Par Geoffrey Smith
Investing.com -- Le monopole gazier russe Gazprom (MCX :GAZP) a franchi mardi une étape importante vers l'interruption de la quasi-totalité de ses livraisons restantes à l'UE, alors que le Kremlin actionne ses derniers leviers pour faire pression sur l'Europe occidentale et centrale afin qu'elle abandonne son soutien à l'Ukraine.
Dans un message publié sur sa chaîne officielle Telegram, Gazprom a indiqué qu'il pourrait chercher à ajouter l'opérateur de gazoducs ukrainien Naftogaz Ukrainy à la liste des entités sanctionnées par la Russie, ce qui ferait monter en flèche un différend concernant l'incapacité présumée de la société ukrainienne à expédier du gaz russe vers l'ouest conformément à son contrat de vente.
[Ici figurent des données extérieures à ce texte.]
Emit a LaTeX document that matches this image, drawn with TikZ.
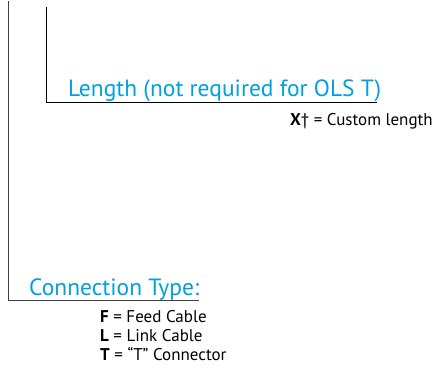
\documentclass[tikz,border=0pt]{standalone}
\usepackage{fontspec}
\setmainfont{PT Sans}
\usetikzlibrary{positioning}
\definecolor{olsblue}{RGB}{0,160,222}
\tikzset{
  head/.style={text=olsblue,font=\fontsize{23.5}{28}\selectfont,inner sep=0pt,anchor=base west},
  key/.style={font=\fontsize{17}{20}\selectfont,inner sep=0pt,anchor=base west},
  lead/.style={line width=0.9pt}
}
\begin{document}
\begin{tikzpicture}[x=1pt,y=-1pt]
\useasboundingbox (0,0) rectangle (446,373);
% corners of the two leaders
\coordinate (otop) at (8.5,1);
\coordinate (ocorner) at (8.5,300.5);
\coordinate (oend) at (199,300.5);
\coordinate (itop) at (46.5,7);
\coordinate (icorner) at (46.5,102.5);
\coordinate (iend) at (377,102.5);
\draw[lead,black!75] (otop) -- (ocorner) -- (oend);
\draw[lead] (itop) -- (icorner) -- (iend);
\node[head] (len) at (68,96.5) {Length (not required for OLS T)};
\node[key] (x) at (290,125.5) {\textbf{X}† = Custom length};
\node[head] (con) at (29,295) {Connection Type:};
\node[key] (f) at (100,322) {\textbf{F} = Feed Cable};
\node[key] (l) at (100,341) {\textbf{L} = Link Cable};
\node[key] (t) at (100,360) {\textbf{T} = “T” Connector};
\end{tikzpicture}
\end{document}
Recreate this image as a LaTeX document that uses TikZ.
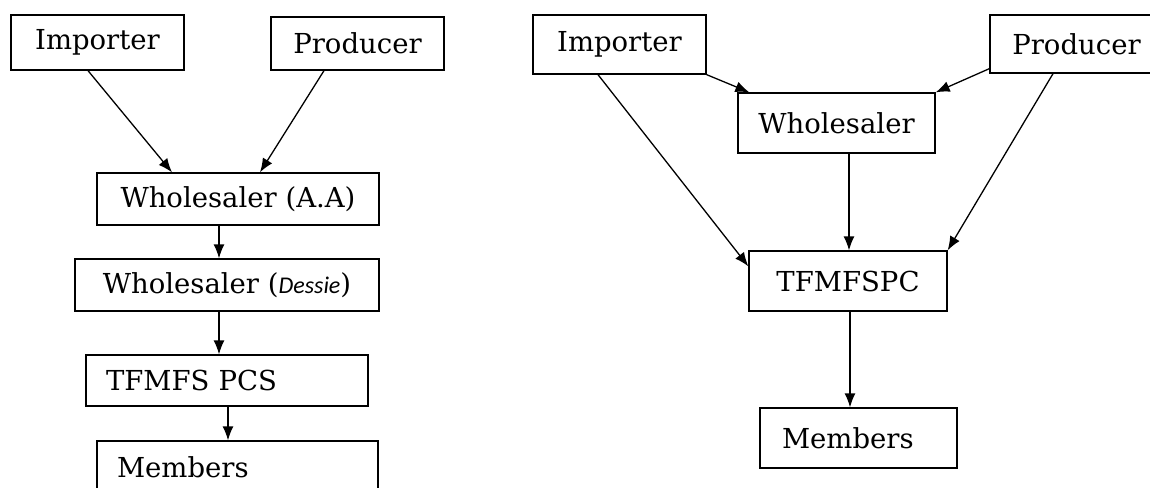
\documentclass[tikz,border=0pt]{standalone}
\usepackage{fontspec}
\setmainfont{DejaVu Serif}
\newfontfamily\carlito{Carlito}
\usetikzlibrary{arrows.meta}

\begin{document}
\begin{tikzpicture}[x=1pt, y=-1pt]

\tikzset{box/.style = {shape=rectangle, draw, line width=1.3pt, inner sep=0pt, font=\fontsize{27.5}{30}\selectfont}}
\tikzset{lbox/.style = {box, align=left, inner xsep=20pt}}
\tikzset{edge/.style = {-{Latex[length=14pt,width=11pt]}, line width=1.3pt}}

\useasboundingbox (0,0) rectangle (1150,487);
\clip (0,0) rectangle (1150,487);

%verticies (left chain)
\node[box, minimum width=173pt, minimum height=55pt] (imp1) at (97.5,42.5) {Importer};
\node[box, minimum width=173pt, minimum height=53pt] (prod1) at (357.5,43.5) {Producer};
\node[box, minimum width=282pt, minimum height=52pt] (whA) at (238,199) {Wholesaler (A.A)};
\node[box, minimum width=304pt, minimum height=52pt] (whD) at (227,285) {Wholesaler ({\carlito\itshape\fontsize{24}{26}\selectfont Dessie})};
\node[lbox, text width=242pt, minimum height=51pt] (pcs) at (227,380.5) {TFMFS PCS};
\node[lbox, text width=241pt, minimum height=52pt] (mem1) at (237.5,467) {Members};

%verticies (right net)
\node[box, minimum width=173pt, minimum height=59pt] (imp2) at (619.5,44.5) {Importer};
\node[box, minimum width=173pt, minimum height=58pt] (prod2) at (1076.5,44) {Producer};
\node[box, minimum width=197pt, minimum height=60pt] (wh2) at (836.5,123) {Wholesaler};
\node[box, minimum width=198pt, minimum height=60pt] (tf) at (848,281) {TFMFSPC};
\node[lbox, inner xsep=22pt, text width=153pt, minimum height=60pt] (mem2) at (858.5,438) {Members};

%edges (left)
\draw[edge] ([xshift=-9.5pt]imp1.south) -- ([xshift=-66pt]whA.north);
\draw[edge] ([xshift=-33.5pt]prod1.south) -- ([xshift=22pt]whA.north);
\draw[edge] ([xshift=-19pt]whA.south) -- ([xshift=-19pt]whA.south |- whD.north);
\draw[edge] ([xshift=-8pt]whD.south) -- ([xshift=-8pt]whD.south |- pcs.north);
\draw[edge] ([xshift=1pt]pcs.south) -- ([xshift=1pt]pcs.south |- mem1.north);

%edges (right)
\draw[edge] (imp2.south east) -- ([xshift=12pt]wh2.north west);
\draw[edge] ([yshift=5pt]prod2.south west) -- (wh2.north east);
\draw[edge] ([xshift=-21.5pt]imp2.south) -- ([yshift=-16pt]tf.north west);
\draw[edge] ([xshift=12.5pt]wh2.south) -- ([xshift=12.5pt]wh2.south |- tf.north);
\draw[edge] ([xshift=-23.5pt]prod2.south) -- (tf.north east);
\draw[edge] ([xshift=2pt]tf.south) -- ([xshift=2pt]tf.south |- mem2.north);

\end{tikzpicture}
\end{document}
Cela l'empêcherait de payer à l'Ukraine ses frais de transit habituels, ce qui ouvrirait la voie à la suspension des expéditions physiques.
Gazprom a affirmé qu'il n'avait pas d'autre choix, car les juridictions où les deux parties avaient convenu de soumettre leurs différends à l'arbitrage - la Suède et la Suisse - sont devenues hostiles à la Russie, lui refusant toute chance d'être entendue équitablement.
L'intervention de Gazprom tombe à point nommé, le jour même où plusieurs membres de l'Union européenne ont accusé la Russie de saboter les deux gazoducs Nord Stream qui passent sous la mer Baltique et desservent l'Allemagne, qui était le principal acheteur de gaz russe en Europe jusqu'à l'invasion de l'Ukraine par le Kremlin en février.
Des sismologues danois et suédois ont tous deux détecté ce qu'ils ont qualifié de deux explosions à proximité des pipelines, qui ont entraîné des fuites massives de gaz hautement explosif au niveau de la mer.
"Il ne fait aucun doute qu'il s'agissait d'explosions", a déclaré Björn Lund, expert du Centre national de sismologie, à la chaîne publique suédoise SVT.
Les pipelines Nord Stream étaient déjà essentiellement à l'arrêt, mais les explosions excluent toute perspective de reprise des flux de gaz russe dans un avenir prévisible.
Le réseau ukrainien de gazoducs est la seule voie alternative viable pour envoyer de gros volumes de gaz russe vers l'Europe, de sorte que la menace de Gazprom contre Naftogaz crée un prétexte efficace pour refuser de l'utiliser.
"Aujourd'hui, la Russie a porté son armement énergétique contre l'Europe à un niveau supérieur : de la guerre économique à la guerre hybride", a déclaré Simone Tagliapetra, analyste au sein du groupe de réflexion Bruegel à Bruxelles, via Twitter (NYSE:TWTR) TWTR, ajoutant que l'Europe doit "adapter sa réponse et sa préparation en conséquence."
Le risque d'une action russe plus extrême contre les approvisionnements en gaz de l'Europe semble déjà s'être étendu à l'industrie pétrolière et gazière offshore de la Norvège, qui est aujourd'hui la plus grande source de gaz pour l'Europe à l'aube de la saison de chauffage hivernal.
La Sécurité pétrolière norvégienne a également mis en garde lundi contre une augmentation des vols de drones non identifiés à proximité des installations offshore et a appelé à "une vigilance accrue de la part de tous les opérateurs et propriétaires de navires", soulignant la nécessité de signaler toute nouvelle observation.
La politique russe - tant à l'intérieur qu'à l'extérieur du pays - est devenue visiblement erratique depuis que les forces ukrainiennes ont repris, il y a deux semaines, de vastes zones du territoire occupé par les forces de Moscou depuis l'été. Le président Vladimir Poutine a entamé l'annexion des territoires encore détenus par ses forces et a menacé d'utiliser des armes nucléaires contre l'Occident si celui-ci tente d'arrêter le processus. Il a également ordonné la mobilisation de centaines de milliers de réservistes, une politique qui a entraîné des protestations dans tout le pays et un exode massif et paniqué des hommes en âge de se battre pour éviter le service militaire.